Transerv is very much aware that since it last drilled at Warro the anti-frac movement has gained traction, so the company is working with the CSIRO and other Perth Basin operators to gather baseline data around the field, and it is working closely with the local Wheatbelt community of Badgingarra.

"Drilling and fraccing is the easy part. It's getting all the approvals and the community support that's challenging," Keenihan said.

Badgingarra, about 200km north of Perth, is a town on the decline.

The town had just 333 people in the 2011 census, and the local school is at risk of closure, so Keenihan says the town is generally supportive of Transerv's plans.

"They're pragmatic farmers, basically, they are used to working, and they know you can't make something without doing something," he said.

A commercial gas project would revitalise the community, bringing jobs and life back to the town.

Keenihan is a regular visitor to the town, and has worked with the CSIRO to develop a water and seismicity monitoring program for the Warro development.
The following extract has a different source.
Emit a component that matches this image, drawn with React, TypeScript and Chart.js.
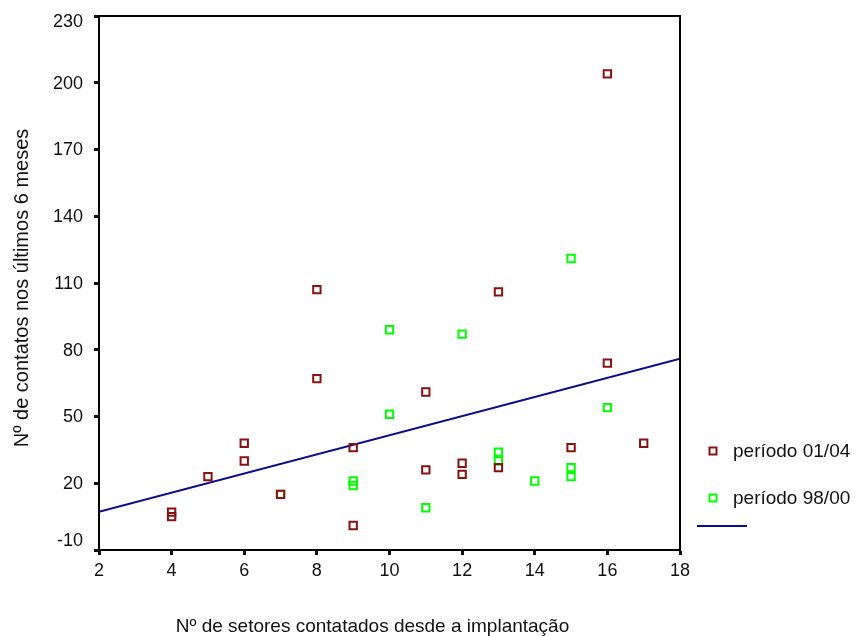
import React, { useEffect, useRef } from "react";
import { Chart, registerables } from "chart.js";

Chart.register(...registerables);

// Data
const recentLabel = "período 01/04";
const recentX = [4, 4, 5, 6, 6, 7, 8, 8, 9, 9, 11, 11, 12, 12, 13, 13, 15, 16, 16, 17];
const recentY = [7, 5, 23, 38, 30, 15, 107, 67, 36, 1, 61, 26, 29, 24, 106, 27, 36, 204, 74, 38];

const oldLabel = "período 98/00";
const oldX = [7, 9, 9, 10, 10, 11, 12, 13, 13, 14, 15, 15, 15, 16];
const oldY = [15, 21, 19, 89, 51, 9, 87, 34, 30, 21, 121, 27, 23, 54];

const fitX = [2, 18];
const fitY = [7.2, 76];

const xTitle = "Nº de setores contatados desde a implantação";
const yTitle = "Nº de contatos nos últimos 6 meses";

const xMin = 2, xMax = 18, xStep = 2;
const yMin = -10, yMax = 230, yStep = 30;

const RED = "#8b1010";
const GREEN = "#00ff00";
const NAVY = "#0c0c8c";
const FONT = "'Liberation Sans', Arial, Helvetica, sans-serif";

const toPoints = (xs: number[], ys: number[]) => xs.map((x, i) => ({ x, y: ys[i] }));

export default function App() {
  const ref = useRef<HTMLCanvasElement | null>(null);

  useEffect(() => {
    if (!ref.current) return;

    const framePlugin = {
      id: "frameAndExtras",
      afterDraw(chart: any) {
        const { ctx, chartArea } = chart;
        const { left, right, top, bottom } = chartArea;
        ctx.save();
        // top & right frame
        ctx.strokeStyle = "#000";
        ctx.lineWidth = 2;
        ctx.beginPath();
        ctx.moveTo(left, top);
        ctx.lineTo(right, top);
        ctx.lineTo(right, bottom);
        ctx.stroke();

        // y tick labels, kept inside the axis extent (like the original)
        const ys = chart.scales.y;
        ctx.fillStyle = "#111";
        ctx.font = `18px ${FONT}`;
        ctx.textAlign = "right";
        ctx.textBaseline = "middle";
        ys.ticks.forEach((t: any) => {
          const py = ys.getPixelForValue(t.value);
          const cy = Math.min(Math.max(py, top + 5), bottom - 10);
          ctx.fillText(String(t.label ?? t.value), left - 16, cy + 1);
        });

        // axis titles
        ctx.fillStyle = "#111";
        ctx.font = `19px ${FONT}`;
        ctx.textAlign = "center";
        ctx.textBaseline = "middle";
        ctx.fillText(xTitle, left + (right - left) / 2 - 17, 627);
        ctx.save();
        ctx.font = `20px ${FONT}`;
        ctx.translate(22, top + (bottom - top) / 2 + 5);
        ctx.rotate(-Math.PI / 2);
        ctx.fillText(yTitle, 0, 0);
        ctx.restore();

        // legend
        const ds = chart.data.datasets;
        const legendX = 713;
        const rows = [451, 498];
        ctx.textAlign = "left";
        ctx.font = `19px ${FONT}`;
        ds.forEach((d: any, i: number) => {
          if (i < 2) {
            const y = rows[i];
            ctx.strokeStyle = d.borderColor;
            ctx.lineWidth = 2;
            ctx.strokeRect(legendX - 3.5, y - 3.5, 7, 7);
            ctx.fillStyle = "#111";
            ctx.fillText(d.label, 733, y + 1);
          } else {
            ctx.strokeStyle = d.borderColor;
            ctx.lineWidth = 2;
            ctx.beginPath();
            ctx.moveTo(697, 526);
            ctx.lineTo(747, 526);
            ctx.stroke();
          }
        });
        ctx.restore();
      },
    };

    const chart = new Chart(ref.current, {
      type: "scatter",
      data: {
        datasets: [
          {
            label: recentLabel,
            data: toPoints(recentX, recentY),
            pointStyle: "rect",
            pointRadius: 5.2,
            pointHoverRadius: 5.2,
            borderColor: RED,
            backgroundColor: "rgba(255,255,255,0)",
            pointBorderWidth: 2,
            borderWidth: 2,
          },
          {
            label: oldLabel,
            data: toPoints(oldX, oldY),
            pointStyle: "rect",
            pointRadius: 5.2,
            pointHoverRadius: 5.2,
            borderColor: GREEN,
            backgroundColor: "rgba(255,255,255,0)",
            pointBorderWidth: 2,
            borderWidth: 2,
          },
          {
            type: "line" as any,
            label: "",
            data: toPoints(fitX, fitY),
            borderColor: NAVY,
            borderWidth: 2,
            pointRadius: 0,
            showLine: true,
            fill: false,
          } as any,
        ],
      },
      options: {
        animation: false,
        responsive: false,
        maintainAspectRatio: false,
        layout: { padding: { top: 16, right: 176, left: 0, bottom: 0 } },
        plugins: {
          legend: { display: false },
          tooltip: { enabled: false },
          title: { display: false },
        },
        scales: {
          x: {
            type: "linear",
            min: xMin,
            max: xMax,
            ticks: {
              stepSize: xStep,
              color: "#111",
              font: { family: FONT, size: 18 },
              padding: 5,
              maxRotation: 0,
            },
            grid: {
              drawOnChartArea: false,
              drawTicks: true,
              tickLength: 5,
              tickWidth: 3,
              tickColor: "#111",
              color: "#111",
            },
            border: { display: true, color: "#000", width: 2 },
            afterFit: (scale: any) => {
              scale.height = 86;
              scale.paddingLeft = 0;
              scale.paddingRight = 0;
            },
          },
          y: {
            type: "linear",
            min: yMin,
            max: yMax,
            ticks: {
              stepSize: yStep,
              display: false,
            },
            grid: {
              drawOnChartArea: false,
              drawTicks: true,
              tickLength: 5,
              tickWidth: 3,
              tickColor: "#111",
              color: "#111",
            },
            border: { display: true, color: "#000", width: 2 },
            afterFit: (scale: any) => {
              scale.width = 99;
              scale.paddingTop = 0;
              scale.paddingBottom = 0;
            },
          },
        },
      },
      plugins: [framePlugin],
    });

    return () => chart.destroy();
  }, []);

  return (
    <div style={{ position: "fixed", left: 0, top: 0, width: 856, height: 636, background: "#fff" }}>
      <canvas ref={ref} width={856} height={636} style={{ width: 856, height: 636, display: "block" }} />
    </div>
  );
}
There are permanent methane and seismic monitoring devices installed near the proposed drilling locations, and soil geochem and atmospheric methane levels have all been measured for the past year, so in the event of a complaint Transerv has the baseline data to assess what, if any, impact drilling may have had.

By the time the next two wells are drilled Alcoa will have chewed through around 75% of its $100 investment. The next steps, either more wells or a development, depend on the outcome of the summer's work.

It can earn a maximum of 65%.

"Alcoa is still very supportive of the project," Keenihan said.

Keenihan remains optimistic about Warro's future, given the recent offset agreement for the Browse Basin offers an interesting new twist on the potential for Perth Basin production, offsetting big gas developments in the northwest, and opening up new investment partners.

"Things like Warro or Waitsia are of a scale that could be used as offset gas, and that is a big catalyst for the Chevrons of the world to look at a field like Warro if the wells come in. They have experience to develop a field," he said.

Transerv has other interests beyond Warro.

It is planning new 3D seismic over the smaller 1.5Tcf gas-in-place Dandaragan Deep prospect just south of Warro, and it retains its interests in Canada, which to date has been more of a real estate play.

It has largely sold off its Duvernay Formation in Alberta, and it is now focused in British Colombia's Monteney play.

"Where we are heading is to create two separate entities in Australia and one in Canada, so that can attract its own funding because Australia doesn't give much recognition for Canadian assets, but we are confident that what we have will attract funding in Canada's private markets," he said.

Transerv is well funded with cash and liquid assets of $5 million.